The A380 is NOT the 787-800 main rival.

The A380's main rival is the 747-800 and maybe the 777-300ER.

FYI, the 787-800 is a 767-300ER replacement.

I disagree. The A380 and 787 represent the direction each company believes will be the future of long range air travel. Airbus bet on a true 747 successor with huge capacity while Boeing choose efficiency and fuel savings. Both planes represent a huge risk and enormous gamble for their respective companies. I see each plane as the current 'halo' product for their company. These are the planes in the spotlight. The ones they bring to airshows to impress crowds.

Sep 15 13 06:45 am  Link  Quote 
Photographer
MerrillMedia
Posts: 8,338
New Orleans, Louisiana, US


There have many aircraft over the years of aviation that have had much worse problems.
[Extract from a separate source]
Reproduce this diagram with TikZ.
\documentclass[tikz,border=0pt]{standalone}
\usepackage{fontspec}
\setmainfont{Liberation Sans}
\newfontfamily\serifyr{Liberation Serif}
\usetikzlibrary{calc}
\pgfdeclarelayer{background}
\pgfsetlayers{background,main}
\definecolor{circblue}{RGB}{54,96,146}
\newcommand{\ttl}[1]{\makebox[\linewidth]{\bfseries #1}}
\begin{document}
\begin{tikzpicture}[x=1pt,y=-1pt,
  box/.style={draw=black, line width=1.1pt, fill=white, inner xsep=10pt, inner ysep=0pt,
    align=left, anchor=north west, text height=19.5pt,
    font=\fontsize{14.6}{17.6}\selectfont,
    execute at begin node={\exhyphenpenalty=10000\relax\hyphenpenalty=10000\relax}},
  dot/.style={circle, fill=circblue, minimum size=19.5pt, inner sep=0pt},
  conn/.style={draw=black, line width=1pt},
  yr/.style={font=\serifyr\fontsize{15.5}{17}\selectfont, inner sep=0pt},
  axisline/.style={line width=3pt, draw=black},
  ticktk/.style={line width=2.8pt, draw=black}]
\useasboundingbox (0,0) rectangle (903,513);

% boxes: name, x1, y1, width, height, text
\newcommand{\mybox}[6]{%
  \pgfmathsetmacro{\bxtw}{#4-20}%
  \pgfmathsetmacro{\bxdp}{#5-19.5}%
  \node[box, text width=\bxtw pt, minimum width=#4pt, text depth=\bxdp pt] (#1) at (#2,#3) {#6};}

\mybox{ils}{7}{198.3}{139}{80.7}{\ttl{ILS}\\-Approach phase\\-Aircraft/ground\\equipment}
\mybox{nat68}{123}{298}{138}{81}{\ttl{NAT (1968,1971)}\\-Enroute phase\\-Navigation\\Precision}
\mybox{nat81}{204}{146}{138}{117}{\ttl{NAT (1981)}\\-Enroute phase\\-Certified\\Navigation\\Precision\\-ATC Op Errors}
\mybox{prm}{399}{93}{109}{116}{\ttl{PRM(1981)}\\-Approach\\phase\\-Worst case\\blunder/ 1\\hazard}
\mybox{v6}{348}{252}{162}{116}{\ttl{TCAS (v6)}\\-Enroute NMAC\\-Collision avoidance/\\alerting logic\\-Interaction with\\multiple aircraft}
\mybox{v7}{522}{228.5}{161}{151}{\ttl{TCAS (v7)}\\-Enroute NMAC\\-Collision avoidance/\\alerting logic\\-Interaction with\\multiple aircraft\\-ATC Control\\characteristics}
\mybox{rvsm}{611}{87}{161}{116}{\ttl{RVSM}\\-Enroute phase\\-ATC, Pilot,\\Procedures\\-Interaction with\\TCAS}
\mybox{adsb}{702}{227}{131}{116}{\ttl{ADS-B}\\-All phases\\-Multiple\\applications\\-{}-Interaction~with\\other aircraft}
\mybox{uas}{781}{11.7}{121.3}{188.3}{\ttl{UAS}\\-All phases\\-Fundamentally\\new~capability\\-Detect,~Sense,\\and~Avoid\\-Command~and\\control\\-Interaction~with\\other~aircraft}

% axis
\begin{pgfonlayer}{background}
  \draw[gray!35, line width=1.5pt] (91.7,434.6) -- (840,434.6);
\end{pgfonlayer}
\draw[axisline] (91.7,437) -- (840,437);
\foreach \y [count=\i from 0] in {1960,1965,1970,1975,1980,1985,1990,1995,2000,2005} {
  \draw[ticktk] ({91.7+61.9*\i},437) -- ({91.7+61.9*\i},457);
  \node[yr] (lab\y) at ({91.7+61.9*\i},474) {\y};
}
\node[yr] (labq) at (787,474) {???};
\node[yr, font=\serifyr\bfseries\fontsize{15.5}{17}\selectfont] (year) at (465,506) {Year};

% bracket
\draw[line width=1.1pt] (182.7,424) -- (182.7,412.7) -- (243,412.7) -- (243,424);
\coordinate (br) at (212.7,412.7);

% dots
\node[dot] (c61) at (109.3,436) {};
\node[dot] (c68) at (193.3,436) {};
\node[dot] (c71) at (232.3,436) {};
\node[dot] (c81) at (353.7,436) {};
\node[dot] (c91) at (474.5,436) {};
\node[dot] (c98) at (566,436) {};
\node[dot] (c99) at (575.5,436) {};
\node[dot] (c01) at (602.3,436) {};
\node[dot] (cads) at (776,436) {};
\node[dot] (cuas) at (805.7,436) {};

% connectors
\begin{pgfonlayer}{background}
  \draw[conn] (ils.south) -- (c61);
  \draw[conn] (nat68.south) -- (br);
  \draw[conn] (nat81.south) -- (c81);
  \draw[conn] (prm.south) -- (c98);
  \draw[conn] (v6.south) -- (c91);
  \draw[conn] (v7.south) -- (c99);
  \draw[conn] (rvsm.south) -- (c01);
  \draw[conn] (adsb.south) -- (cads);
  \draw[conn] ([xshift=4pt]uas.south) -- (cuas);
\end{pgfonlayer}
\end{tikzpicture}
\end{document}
Boeing will get the kinks worked out and 787 will likely have a long service life.
Sep 15 13 07:24 am  Link  Quote 
Photographer
Tony-S
Posts: 1,291
Fort Collins, Colorado, US


de BUEN PHOTOGRAPHY wrote:
That was Air Canada 767-200 FIN604 that ran out of fuel and the pilots landed the aircraft dead stick.

The 757/767/777 (and I suspect 787) have 7:1 altitude to glide ratios, which also helps substantially when losing power!

Sep 15 13 09:25 am  Link  Quote 
Photographer
Hikari Tech Photography
Posts: 791
Vancouver, British Columbia, Canada


Robb Mann wrote:

I disagree. The A380 and 787 represent the direction each company believes will be the future of long range air travel. Airbus bet on a true 747 successor with huge capacity while Boeing choose efficiency and fuel savings. Both planes represent a huge risk and enormous gamble for their respective companies. I see each plane as the current 'halo' product for their company. These are the planes in the spotlight. The ones they bring to airshows to impress crowds.

Airbus knew that Boeing with the smaller (than the 747-400ER) 777-300ER would not do what airlines wanting more seats wanted. The 747-400ER was over 20 years old by the time Airbus started on the A380 and was looking to take any orders that would have been for Boeing's 747 and 777.

The A380 was a direct attack on the 747-400ER market and Boeing responded by going to the 747-800.

Airbus is now going after the 787 and 777 markets with their new A350.

Claiming that two completely different aircraft types are direct competition is like someone claiming that the station wagon is the direct competitor to the 5 ton truck because they both haul goods and companies need that.